For fifty years PO Sam retreated to a small brick-walled room behind his place in Colbert to call up whatever mystical incantations he added to the carefully guarded list of ingredients needed to make his sauce. When he died, sometime in the 1980s—he was in his eighties—the recipe for the sauce died with him. Or did it?

Several of the joints, shacks, and stands visited by Texoma Living! in our feature article “Texoma’s Favorite BBQ Joints, Stands & Shacks,” offered a spicy brown gravy sauce that they claim is a direct descendent of PO Sam’s elixir. There’s a nephew who said he learned the secrets at PO’s side, an old fellow who used to help PO Sam smoke his brisket and a cook who used to live in Colbert and said he knew the sauce by the taste on his tongue.

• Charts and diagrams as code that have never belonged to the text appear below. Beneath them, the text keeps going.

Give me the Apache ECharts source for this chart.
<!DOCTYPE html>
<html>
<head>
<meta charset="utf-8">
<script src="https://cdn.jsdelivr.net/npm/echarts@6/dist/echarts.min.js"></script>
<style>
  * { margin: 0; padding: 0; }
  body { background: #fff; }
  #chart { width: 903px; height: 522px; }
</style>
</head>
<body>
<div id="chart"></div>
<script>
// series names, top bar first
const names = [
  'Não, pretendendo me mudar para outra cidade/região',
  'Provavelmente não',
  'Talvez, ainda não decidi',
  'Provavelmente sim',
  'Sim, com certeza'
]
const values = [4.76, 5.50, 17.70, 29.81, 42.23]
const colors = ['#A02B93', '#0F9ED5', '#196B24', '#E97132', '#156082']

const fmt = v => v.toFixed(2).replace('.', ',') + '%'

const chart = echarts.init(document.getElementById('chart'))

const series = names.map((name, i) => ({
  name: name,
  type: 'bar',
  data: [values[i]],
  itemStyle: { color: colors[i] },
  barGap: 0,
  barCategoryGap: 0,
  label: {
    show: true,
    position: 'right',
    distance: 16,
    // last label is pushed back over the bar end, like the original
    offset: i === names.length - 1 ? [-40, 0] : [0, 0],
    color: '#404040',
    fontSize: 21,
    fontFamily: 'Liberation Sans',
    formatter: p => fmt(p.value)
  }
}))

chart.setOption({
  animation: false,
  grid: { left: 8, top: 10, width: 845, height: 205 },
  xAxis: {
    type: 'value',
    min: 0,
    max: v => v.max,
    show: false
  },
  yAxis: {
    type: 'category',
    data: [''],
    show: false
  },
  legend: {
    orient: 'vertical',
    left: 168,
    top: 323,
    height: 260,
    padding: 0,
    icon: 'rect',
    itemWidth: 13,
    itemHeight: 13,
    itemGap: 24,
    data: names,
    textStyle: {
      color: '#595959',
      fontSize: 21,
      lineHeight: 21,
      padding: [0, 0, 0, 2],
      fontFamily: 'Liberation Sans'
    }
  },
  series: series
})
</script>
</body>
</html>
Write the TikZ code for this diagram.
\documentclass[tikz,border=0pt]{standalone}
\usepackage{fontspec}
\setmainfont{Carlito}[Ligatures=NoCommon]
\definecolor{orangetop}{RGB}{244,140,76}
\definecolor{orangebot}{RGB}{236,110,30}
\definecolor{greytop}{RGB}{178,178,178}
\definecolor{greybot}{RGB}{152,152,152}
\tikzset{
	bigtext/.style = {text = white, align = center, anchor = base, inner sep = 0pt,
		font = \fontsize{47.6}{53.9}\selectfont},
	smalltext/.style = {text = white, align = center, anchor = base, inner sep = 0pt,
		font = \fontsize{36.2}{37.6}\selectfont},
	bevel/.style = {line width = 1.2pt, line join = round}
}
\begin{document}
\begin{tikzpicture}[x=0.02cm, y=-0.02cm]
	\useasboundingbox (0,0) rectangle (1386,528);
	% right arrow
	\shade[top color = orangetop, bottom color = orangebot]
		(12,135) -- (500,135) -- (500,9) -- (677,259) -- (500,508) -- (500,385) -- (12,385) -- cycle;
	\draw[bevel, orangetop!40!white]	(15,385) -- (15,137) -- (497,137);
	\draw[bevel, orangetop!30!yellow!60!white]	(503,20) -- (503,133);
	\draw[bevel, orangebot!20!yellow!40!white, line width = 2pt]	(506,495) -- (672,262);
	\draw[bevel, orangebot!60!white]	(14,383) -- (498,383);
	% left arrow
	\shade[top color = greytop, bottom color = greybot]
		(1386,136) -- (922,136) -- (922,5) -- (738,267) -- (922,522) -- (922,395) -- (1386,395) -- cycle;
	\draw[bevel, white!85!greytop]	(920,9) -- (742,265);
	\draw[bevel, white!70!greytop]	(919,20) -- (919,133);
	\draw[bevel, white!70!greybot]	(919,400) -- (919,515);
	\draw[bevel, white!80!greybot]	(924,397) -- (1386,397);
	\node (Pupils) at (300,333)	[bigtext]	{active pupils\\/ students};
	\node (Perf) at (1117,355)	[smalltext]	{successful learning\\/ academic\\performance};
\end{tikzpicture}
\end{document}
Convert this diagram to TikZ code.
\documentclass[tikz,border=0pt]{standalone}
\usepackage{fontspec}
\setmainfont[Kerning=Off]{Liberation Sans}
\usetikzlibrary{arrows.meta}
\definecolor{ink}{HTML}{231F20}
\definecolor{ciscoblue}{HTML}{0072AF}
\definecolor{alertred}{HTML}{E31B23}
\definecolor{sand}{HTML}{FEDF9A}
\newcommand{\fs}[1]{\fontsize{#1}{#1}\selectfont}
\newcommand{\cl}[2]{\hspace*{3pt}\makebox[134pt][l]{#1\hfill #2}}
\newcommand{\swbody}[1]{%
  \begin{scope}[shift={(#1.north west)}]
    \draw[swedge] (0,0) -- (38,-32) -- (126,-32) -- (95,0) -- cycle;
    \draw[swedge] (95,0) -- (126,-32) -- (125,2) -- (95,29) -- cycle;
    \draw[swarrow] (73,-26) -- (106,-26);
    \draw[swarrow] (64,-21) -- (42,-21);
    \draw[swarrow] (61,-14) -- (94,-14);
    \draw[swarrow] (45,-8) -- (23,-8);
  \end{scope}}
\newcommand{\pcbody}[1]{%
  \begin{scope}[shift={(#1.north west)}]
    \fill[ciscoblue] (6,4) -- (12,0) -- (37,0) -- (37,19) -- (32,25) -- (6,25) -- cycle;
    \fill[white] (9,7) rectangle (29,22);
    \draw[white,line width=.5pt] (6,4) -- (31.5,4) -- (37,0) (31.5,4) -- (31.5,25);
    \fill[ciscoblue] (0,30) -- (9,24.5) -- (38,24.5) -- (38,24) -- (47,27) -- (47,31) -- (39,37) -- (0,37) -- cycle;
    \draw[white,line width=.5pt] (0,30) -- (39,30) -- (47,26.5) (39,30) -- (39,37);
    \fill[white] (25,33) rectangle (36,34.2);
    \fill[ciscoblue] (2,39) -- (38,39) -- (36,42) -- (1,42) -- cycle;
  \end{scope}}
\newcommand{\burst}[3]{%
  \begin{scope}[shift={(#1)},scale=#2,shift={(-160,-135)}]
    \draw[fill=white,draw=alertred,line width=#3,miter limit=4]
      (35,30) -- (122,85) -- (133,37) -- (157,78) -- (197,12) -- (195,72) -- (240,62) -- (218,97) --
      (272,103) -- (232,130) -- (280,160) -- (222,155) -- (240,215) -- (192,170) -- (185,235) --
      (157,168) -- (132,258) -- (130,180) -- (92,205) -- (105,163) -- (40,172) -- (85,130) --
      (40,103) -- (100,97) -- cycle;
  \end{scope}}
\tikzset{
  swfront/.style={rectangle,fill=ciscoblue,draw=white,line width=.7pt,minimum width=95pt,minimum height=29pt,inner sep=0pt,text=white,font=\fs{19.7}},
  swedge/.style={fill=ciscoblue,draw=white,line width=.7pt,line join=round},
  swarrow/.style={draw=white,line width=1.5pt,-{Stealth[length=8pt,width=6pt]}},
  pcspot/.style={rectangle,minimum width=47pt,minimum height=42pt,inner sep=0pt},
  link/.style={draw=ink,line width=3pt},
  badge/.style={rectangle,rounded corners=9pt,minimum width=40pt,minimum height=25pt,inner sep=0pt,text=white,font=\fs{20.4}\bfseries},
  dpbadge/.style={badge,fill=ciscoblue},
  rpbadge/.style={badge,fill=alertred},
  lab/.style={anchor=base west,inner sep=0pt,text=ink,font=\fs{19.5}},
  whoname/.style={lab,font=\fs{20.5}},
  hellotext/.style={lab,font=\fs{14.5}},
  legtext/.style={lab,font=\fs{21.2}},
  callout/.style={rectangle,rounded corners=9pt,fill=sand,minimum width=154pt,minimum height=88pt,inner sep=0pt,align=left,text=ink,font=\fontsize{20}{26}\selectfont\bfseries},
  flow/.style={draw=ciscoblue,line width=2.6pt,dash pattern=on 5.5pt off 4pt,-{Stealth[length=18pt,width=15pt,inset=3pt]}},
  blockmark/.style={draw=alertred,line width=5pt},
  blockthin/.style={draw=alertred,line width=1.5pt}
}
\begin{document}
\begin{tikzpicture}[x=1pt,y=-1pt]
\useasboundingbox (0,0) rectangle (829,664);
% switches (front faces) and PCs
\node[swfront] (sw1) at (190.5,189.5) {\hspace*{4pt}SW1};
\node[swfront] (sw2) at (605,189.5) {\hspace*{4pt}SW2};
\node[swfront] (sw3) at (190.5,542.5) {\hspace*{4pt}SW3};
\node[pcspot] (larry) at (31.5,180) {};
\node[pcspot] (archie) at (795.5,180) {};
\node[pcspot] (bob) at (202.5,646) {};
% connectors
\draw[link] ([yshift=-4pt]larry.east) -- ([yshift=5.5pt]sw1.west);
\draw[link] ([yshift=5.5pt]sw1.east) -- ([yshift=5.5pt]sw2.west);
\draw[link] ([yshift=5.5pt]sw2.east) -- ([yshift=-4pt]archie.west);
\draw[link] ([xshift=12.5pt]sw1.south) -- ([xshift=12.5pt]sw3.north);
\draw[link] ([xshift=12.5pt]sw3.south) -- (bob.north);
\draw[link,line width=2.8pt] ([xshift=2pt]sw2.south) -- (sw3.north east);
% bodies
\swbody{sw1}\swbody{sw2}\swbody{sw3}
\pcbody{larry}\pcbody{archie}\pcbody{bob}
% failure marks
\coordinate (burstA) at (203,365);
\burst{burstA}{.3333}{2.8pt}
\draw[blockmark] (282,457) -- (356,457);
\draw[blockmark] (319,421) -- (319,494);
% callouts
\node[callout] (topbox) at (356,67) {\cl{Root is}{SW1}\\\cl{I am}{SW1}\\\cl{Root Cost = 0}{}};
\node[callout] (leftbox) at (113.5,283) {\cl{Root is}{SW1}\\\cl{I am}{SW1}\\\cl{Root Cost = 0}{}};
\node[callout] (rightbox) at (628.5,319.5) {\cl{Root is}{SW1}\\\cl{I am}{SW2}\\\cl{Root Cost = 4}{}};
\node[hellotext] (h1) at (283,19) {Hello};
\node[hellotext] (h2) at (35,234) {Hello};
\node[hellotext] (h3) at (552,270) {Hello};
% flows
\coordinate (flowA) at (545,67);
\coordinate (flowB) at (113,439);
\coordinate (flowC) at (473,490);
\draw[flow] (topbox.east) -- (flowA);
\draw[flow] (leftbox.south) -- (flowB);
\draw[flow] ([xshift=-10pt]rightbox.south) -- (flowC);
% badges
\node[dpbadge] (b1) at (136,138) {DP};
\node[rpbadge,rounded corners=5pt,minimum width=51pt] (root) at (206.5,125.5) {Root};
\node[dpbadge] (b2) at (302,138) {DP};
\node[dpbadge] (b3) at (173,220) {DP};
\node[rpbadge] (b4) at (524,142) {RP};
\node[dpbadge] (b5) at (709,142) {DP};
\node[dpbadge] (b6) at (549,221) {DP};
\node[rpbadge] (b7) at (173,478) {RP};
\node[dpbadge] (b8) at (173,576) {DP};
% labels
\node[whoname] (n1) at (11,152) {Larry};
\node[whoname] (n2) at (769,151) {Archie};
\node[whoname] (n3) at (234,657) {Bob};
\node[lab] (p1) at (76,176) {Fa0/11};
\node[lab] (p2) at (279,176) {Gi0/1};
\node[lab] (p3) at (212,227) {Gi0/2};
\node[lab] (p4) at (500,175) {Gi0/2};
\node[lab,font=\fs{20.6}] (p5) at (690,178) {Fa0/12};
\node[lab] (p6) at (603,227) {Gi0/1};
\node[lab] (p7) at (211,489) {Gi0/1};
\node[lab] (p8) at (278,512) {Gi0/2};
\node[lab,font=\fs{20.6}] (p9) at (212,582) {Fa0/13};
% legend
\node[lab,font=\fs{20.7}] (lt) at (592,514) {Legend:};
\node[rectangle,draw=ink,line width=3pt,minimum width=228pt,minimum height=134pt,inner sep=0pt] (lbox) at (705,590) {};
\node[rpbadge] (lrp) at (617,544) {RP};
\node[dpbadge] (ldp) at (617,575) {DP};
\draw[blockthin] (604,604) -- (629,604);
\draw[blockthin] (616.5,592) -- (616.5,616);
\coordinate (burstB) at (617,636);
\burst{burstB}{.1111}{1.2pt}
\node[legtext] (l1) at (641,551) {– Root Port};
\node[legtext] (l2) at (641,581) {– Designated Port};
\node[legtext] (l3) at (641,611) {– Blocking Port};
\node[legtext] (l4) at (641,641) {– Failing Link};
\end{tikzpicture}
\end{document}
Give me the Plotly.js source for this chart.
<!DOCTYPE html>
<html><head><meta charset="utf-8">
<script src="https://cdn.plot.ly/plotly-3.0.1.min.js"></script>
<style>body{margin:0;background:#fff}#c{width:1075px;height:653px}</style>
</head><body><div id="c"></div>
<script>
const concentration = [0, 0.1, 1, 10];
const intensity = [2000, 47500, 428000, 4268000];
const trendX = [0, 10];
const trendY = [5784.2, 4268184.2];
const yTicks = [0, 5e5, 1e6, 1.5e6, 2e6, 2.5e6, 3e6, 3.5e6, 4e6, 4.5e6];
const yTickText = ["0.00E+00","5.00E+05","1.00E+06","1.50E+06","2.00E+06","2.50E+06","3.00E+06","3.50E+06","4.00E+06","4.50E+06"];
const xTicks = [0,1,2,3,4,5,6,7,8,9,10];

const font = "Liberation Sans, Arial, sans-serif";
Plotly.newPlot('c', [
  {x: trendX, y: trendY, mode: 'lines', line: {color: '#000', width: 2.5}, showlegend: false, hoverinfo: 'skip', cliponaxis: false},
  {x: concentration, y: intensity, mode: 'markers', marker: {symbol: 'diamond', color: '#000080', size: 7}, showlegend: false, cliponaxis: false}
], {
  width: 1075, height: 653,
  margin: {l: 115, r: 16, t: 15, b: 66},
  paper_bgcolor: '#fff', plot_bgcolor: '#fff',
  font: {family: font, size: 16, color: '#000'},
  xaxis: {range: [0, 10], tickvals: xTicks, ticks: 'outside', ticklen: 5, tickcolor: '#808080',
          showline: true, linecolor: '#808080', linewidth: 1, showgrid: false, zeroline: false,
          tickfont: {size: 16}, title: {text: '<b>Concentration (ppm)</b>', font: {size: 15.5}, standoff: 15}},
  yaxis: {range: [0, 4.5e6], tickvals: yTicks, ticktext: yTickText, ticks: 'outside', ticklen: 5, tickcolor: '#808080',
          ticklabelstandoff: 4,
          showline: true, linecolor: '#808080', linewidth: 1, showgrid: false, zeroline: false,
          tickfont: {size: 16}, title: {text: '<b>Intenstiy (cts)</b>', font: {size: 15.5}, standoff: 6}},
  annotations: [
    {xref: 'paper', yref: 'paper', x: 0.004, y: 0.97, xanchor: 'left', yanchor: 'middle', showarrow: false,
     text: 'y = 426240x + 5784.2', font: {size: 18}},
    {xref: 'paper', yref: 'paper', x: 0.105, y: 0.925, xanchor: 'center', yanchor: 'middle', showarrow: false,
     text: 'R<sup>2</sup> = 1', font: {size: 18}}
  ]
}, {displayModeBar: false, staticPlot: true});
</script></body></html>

Unbiased, empirical testing (We tried all of them. Tough work, but someone has to sacrifice for science.) show that they cannot all be PO Sam’s famous sauce for no other reason than that all the sauces are different, sometimes not by much, but different just the same. They may be related, but they’re not blood kin.
But then who can really say what the real thing was? It has been three decades since PO Sam made his gravy, and it is hard to imagine a palate so sophisticated as to remember the nuances of his flavors today.

Love the spicy brown or hate it, it’s definitely a delicacy that one can appreciate if for no other reason than the time it takes to make. It starts with up to twenty-four hours of smoking the meat to produce the drippings; then come the flour, the water, the cayenne pepper, the black pepper, and the secret ingredients that make it special.

If you would like to make a batch of spicy brown gravy sauce the next time you barbecue, here is a recipe you could try. Is it the real true absolutely authentic thing? Who knows? You will have to channel the spirit of PO Sam to answer that question.
Spicy Brown Gravy Sauce

1 tbsp butter
1/2 cup flour
1/2 cup warm water
1 clove garlic, minced
1 tsp ketchup
1 tsp mustard
1 tbsp Worcestershire sauce
2 tbsp apple cider vinegar
1 quart of smoked brisket drippings
1 tbsp cayenne pepper
Salt and black pepper to taste

Add ingredients to the smoked brisket drippings while warm and whisk briskly over simmering heat.

12 thoughts on “Brown Gravy Sauce”

  1. I would not add vinegar. Just get back to the basics of making gravy using the dripping from whatever meat you smoked. Season to taste using any of the above except Vinegar.

  2. Donnie you don’t know how close you are to having the secret of Sam’s Gravy.
    Grew up eating Sam’s Gravy on a daily basis and I know everyone has a different sense of taste but I would put my version up against anyone’s if you want the true old style original Sam’s Gravy. I have tried to make the dry ingredients available as a mix but people just can’t follow directions and would always take a short cut or add something to the mix so I just quit making the mix available to all but a few that love it. Met one of Sam’s sons in Sherman a while back and got to talking about the gravy and he told me about the same ingredients I use and wanted some of the mix. All I can say is that Sam will go down in Texoma history as the King of BBQ Gravy.

  3. P.O. Sams is the best and always will be as far as I’m concerned. My dad and mom used to take me there when I was a little girl. I have some fawn memories that will be with me forever. Had to have the hot sauce, lays potato chips, and an orange soda.

  4. Great article. I remember riding down from Durant as a kid in the rear seat of some old Ford. My mouth watering for some of Sam’s hot gravy pork. It was always special. Just couldn’t drink a coke with one of his sandwiches.

  5. I had the privledge a few years back to have PO’S son hunter here at my house & he made a large pot of the gravy. It really suprised me with the ingredents , very simple. To bad i didn’t right them down. The basic ingredents were 1 large whole chicken in boiling water with lots, lots & lots of salt added to the water. Boil for about 1 hour. 2 bottles of liquid smoke, powdered chicken stock, cayene pepper, worcestershire sauce & flour & water mixed for thickning. It was really easy to make and very tasty.